Adorno goes on to characterise system-building as provincial, naïve and caught in the past. It is like a cottage industry in a village, where the village stands in for the whole world and the system produced can pretend to have comprehended all knowledge, or at least provided a key to it. Philosophers continue to feel that they can construct a theory of the universe with a pen, paper and their own thoughts while sitting by a cosy fire in a cottage in the woods, even though they have not noticed how stale the air has become. Adorno is of course having a dig at Heidegger, but he has little time for the provincialism of philosophical systems. As for Bloch, he notes the fading dreams and perpetual retreats of the great planners of systems, preferring in their stead detours, offshoots and accidental discoveries: ‘Just as a detour in life so often turns out not to have been one at all, just as a little offshoot can provide the revitalizing contribution, so does the plan resign and overgrow itself at the same time in many first (and many late) masterpieces’. He gives the example of Cervantes’s small beginning, who wanted merely to mock chivalric romances in Don Quixote, only to find he had created a parody of humanity. Or Hegel, who set out to write a conventional textbook on philosophy and ended up with the Phenomenology. As for a grand system of life, history, the universe and everything, Bloch gives the example of ‘someone who wrote a philosophy of the postal system in three volumes, which was certainly an epochal idea at the time’.

I couldn’t help being struck by two different prefaces, one written by Alain Badiou for the English translation of his Being and Event:

Soon it will have been twenty years since I published this book in France. At that moment I was quite aware of having written a ‘great’ book of philosophy … I thought that I had inscribed my name in the history of philosophy …

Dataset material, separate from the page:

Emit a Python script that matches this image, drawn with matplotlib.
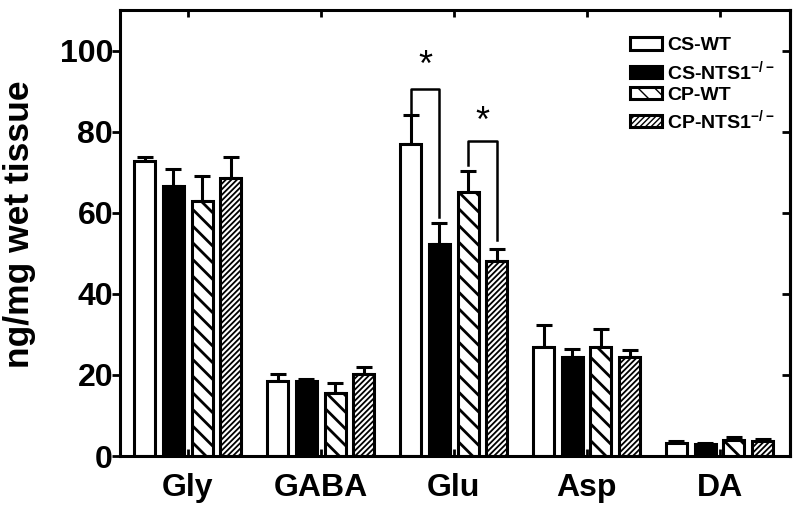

And Ernst Bloch in his Traces, who notes in slight contrast:

Just as a detour in life so often turns out not to have been one at all, just as a little offshoot can provide the revitalizing contribution, so does the plan resign and overgrow itself at the same time in many first (and many late) masterpieces. Various examples, various ‘small beginnings’ appear here …. Cervantes only wanted to mock chivalric romances in Don Quixote; the mockery became a parody of humanity as such, and even more to its glory … Hegel wished only to write a sort of textbook, the progression of normal consciousness to the philosophical standpoint, and the Phenomenology resulted.

But what about a grand system of life, history and the universe, which philosophers seem prone to pursue. Bloch gives the example of

someone who wrote a philosophy of the postal system in three volumes, which was certainly an epochal idea at the time.